Nation & World

Discussion pivots on worker protection in a global economy

3 min read

Ethical employment practices and safeguarding workers’ rights in a global economy were the focus of discussion April 29 at the John F. Kennedy Jr. Forum.

In a conversation with Mary Robinson — past president of Ireland, former United Nations High Commissioner for Human Rights, and now chair of Realizing Rights: The Ethical Globalization Initiative — several Harvard faculty discussed the role of governments, businesses, and nongovernmental organizations in improving conditions for workers worldwide.

Moderator Martha Chen, lecturer in public policy, opened the forum by describing economic conditions that create a “race to the bottom” for corporations in search of inexpensive labor.

“The global production system by which jobs are outsourced to different countries — and can be moved within countries with the click of a mouse — undermines collective bargaining and protective legislation,” she said.
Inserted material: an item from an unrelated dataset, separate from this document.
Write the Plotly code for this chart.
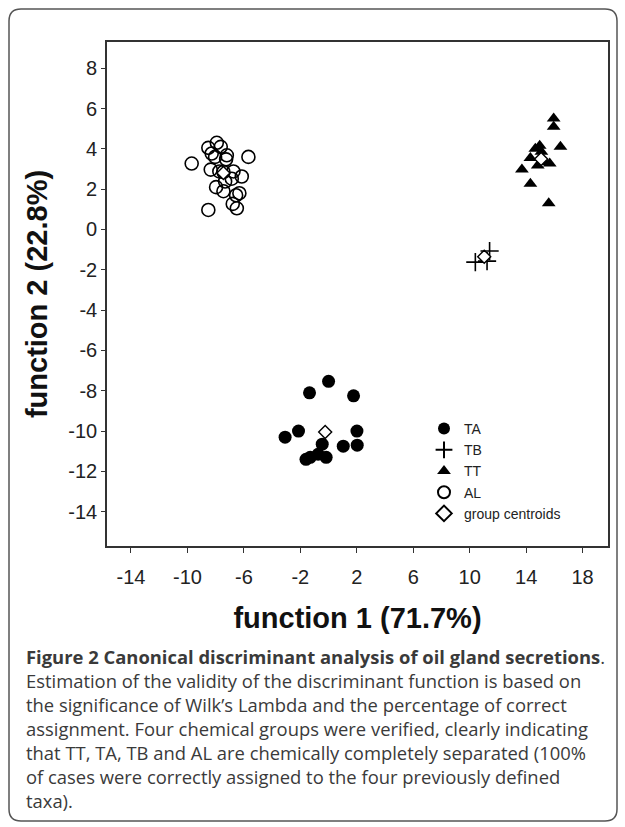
import plotly.graph_objects as go

# ---------------- data ----------------
TA_x = [0.0, -1.35, 1.77, -2.13, -3.08, 2.01, 2.03, 1.04, -0.45, -1.3, -0.74, -0.17, -1.6]
TA_y = [-7.53, -8.1, -8.25, -10.0, -10.3, -10.0, -10.7, -10.75, -10.65, -11.3, -11.15, -11.3, -11.4]

TB_x = [10.4, 11.41, 11.23]
TB_y = [-1.62, -1.07, -1.57]

TT_x = [15.95, 15.95, 14.96, 14.65, 16.43, 14.3, 15.08, 15.67, 14.82, 13.7, 14.3, 15.6, 15.3]
TT_y = [5.5, 5.1, 4.15, 4.0, 4.1, 3.55, 3.85, 3.27, 3.18, 2.97, 2.27, 1.3, 3.35]

AL_x = [-7.92, -8.52, -7.64, -8.28, -8.04, -7.21, -7.26, -5.68, -9.7, -8.35, -7.74, -7.45,
        -6.74, -6.15, -6.86, -7.33, -7.97, -7.45, -6.32, -6.55, -6.79, -6.5, -8.52]
AL_y = [4.3, 4.05, 4.1, 3.77, 3.6, 3.68, 3.48, 3.6, 3.27, 2.97, 2.88, 2.85,
        2.88, 2.63, 2.52, 2.38, 2.1, 1.9, 1.8, 1.7, 1.27, 1.05, 0.97]

CEN_x = [-0.24, 11.03, 15.06, -7.45]
CEN_y = [-10.05, -1.35, 3.5, 2.8]

x_ticks = [-14, -10, -6, -2, 2, 6, 10, 14, 18]
y_ticks = [8, 6, 4, 2, 0, -2, -4, -6, -8, -10, -12, -14]

x_title = "function 1 (71.7%)"
y_title = "function 2 (22.8%)"
caption = ("<b>Figure 2 Canonical discriminant analysis of oil gland secretions</b>.<br>"
           "Estimation of the validity of the discriminant function is based on<br>"
           "the significance of Wilk’s Lambda and the percentage of correct<br>"
           "assignment. Four chemical groups were verified, clearly indicating<br>"
           "that TT, TA, TB and AL are chemically completely separated (100%<br>"
           "of cases were correctly assigned to the four previously defined<br>"
           "taxa).")

# ---------------- layout geometry ----------------
W, H = 625, 827
L, R, T, B = 107, 17, 42, 281
PW, PH = W - L - R, H - T - B

def px(xp):
    return (xp - L) / PW

def py(yp):
    return 1 - (yp - T) / PH

AXC = "#333333"
FONT = "Liberation Sans, Arial, sans-serif"

fig = go.Figure()
fig.add_trace(go.Scatter(x=TA_x, y=TA_y, mode="markers", name="TA",
                         marker=dict(symbol="circle", size=13, color="black")))
fig.add_trace(go.Scatter(x=TB_x, y=TB_y, mode="markers", name="TB",
                         marker=dict(symbol="cross-thin-open", size=13, color="black",
                                     line=dict(color="black", width=1.6))))
fig.add_trace(go.Scatter(x=TT_x, y=TT_y, mode="markers", name="TT",
                         marker=dict(symbol="triangle-up", size=12, color="black")))
fig.add_trace(go.Scatter(x=AL_x, y=AL_y, mode="markers", name="AL",
                         marker=dict(symbol="circle-open", size=13, color="black",
                                     line=dict(color="black", width=1.6))))
fig.add_trace(go.Scatter(x=CEN_x, y=CEN_y, mode="markers", name="group centroids",
                         marker=dict(symbol="diamond", size=10, color="white",
                                     line=dict(color="black", width=1.4))))

# rounded outer frame
x0, y0, x1, y1, r = 9, 9, 617, 821, 12
rx, ry = r / PW, r / PH
X0, X1, Y0, Y1 = px(x0), px(x1), py(y0), py(y1)
path = (f"M {X0+rx},{Y0} L {X1-rx},{Y0} Q {X1},{Y0} {X1},{Y0-ry} "
        f"L {X1},{Y1+ry} Q {X1},{Y1} {X1-rx},{Y1} "
        f"L {X0+rx},{Y1} Q {X0},{Y1} {X0},{Y1+ry} "
        f"L {X0},{Y0-ry} Q {X0},{Y0} {X0+rx},{Y0} Z")
fig.add_shape(type="path", path=path, xref="paper", yref="paper",
              line=dict(color="#555555", width=1.5), layer="below")

fig.add_annotation(text=caption, xref="paper", yref="paper", x=px(24), y=py(642),
                   xanchor="left", yanchor="top", align="left", showarrow=False,
                   font=dict(family="Open Sans, Noto Sans, sans-serif", size=18.4,
                             color="#3a3a3a"))

fig.update_layout(
    width=W, height=H,
    margin=dict(l=L, r=R, t=T, b=B),
    paper_bgcolor="white", plot_bgcolor="white",
    font=dict(family=FONT, color="#222222"),
    showlegend=True,
    legend=dict(x=px(424), y=py(413), xanchor="left", yanchor="top",
                bgcolor="rgba(0,0,0,0)", font=dict(size=14, family=FONT, color="#222222"),
                itemwidth=30, tracegroupgap=0, itemsizing="constant"),
    xaxis=dict(range=[-15.7, 19.8], tickvals=x_ticks, ticktext=[str(v) for v in x_ticks],
               ticks="outside", ticklen=5, ticklabelstandoff=7,
               tickcolor=AXC, tickwidth=1, showline=True, linecolor=AXC, linewidth=1.6,
               mirror=True, showgrid=False, zeroline=False,
               tickfont=dict(size=20, family=FONT, color="#222222"),
               title=dict(text=f"<b>{x_title}</b>", standoff=21,
                          font=dict(size=29, family=FONT, color="#111111"))),
    yaxis=dict(range=[-15.7, 9.3], tickvals=y_ticks, ticktext=[str(v) for v in y_ticks],
               ticks="outside", ticklen=4,
               tickcolor=AXC, tickwidth=1, showline=True, linecolor=AXC, linewidth=1.6,
               mirror=True, showgrid=False, zeroline=False,
               tickfont=dict(size=20, family=FONT, color="#222222"),
               title=dict(text=f"<b>{y_title}</b>", standoff=12,
                          font=dict(size=29, family=FONT, color="#111111"))),
)

fig.write_html("out.html")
The global working population has doubled in the past two decades, Chen said, citing research by another panelist, Richard Freeman, professor of economics at Harvard and co-director of the Labor and Worklife Program at Harvard Law School. “With so many new entrants into the global labor pool,” Chen said, “the bargaining power of labor has been undermined.”

Individual governments have primary responsibility for improving labor conditions, said Robinson. Yet, she added, “developing countries … all too often believe that promoting workers’ rights will make them a less competitive destination” for global capital and foreign investment. Trapped between competing interests, Robinson said, leaders of developing countries face the question, “If you start talking about decent work for your workers, are you going to deter investment?”

John Ruggie, director of the Mossavar-Rahmani Center for Business and Government, discussed how some businesses have made voluntary efforts. “[For] most large companies in the global economy,” Ruggie said, “social and market pressures have made it impossible for them to ignore” present-day labor issues.

Robinson offered several ideas for improving working conditions in the global economy — including developing legally binding, international agreements and educating consumers about the role marketplace choices can play in undermining or supporting the livelihoods of those far across the globe. And, she said, regulation also has a part to play.

“Governments have to take a stronger role to ensure that workers’ rights are respected by domestic and international companies, and that they don’t allow pressure to weaken international labor recommendations,” Robinson stated. “The race to the bottom is a scramble to undermine workers’ rights and shouldn’t be tolerated.”

The forum was sponsored by the Harvard Commission on Human Rights Studies, the Mossavar-Rahmani Center for Business and Government, and the Hauser Center for Nonprofit Organizations.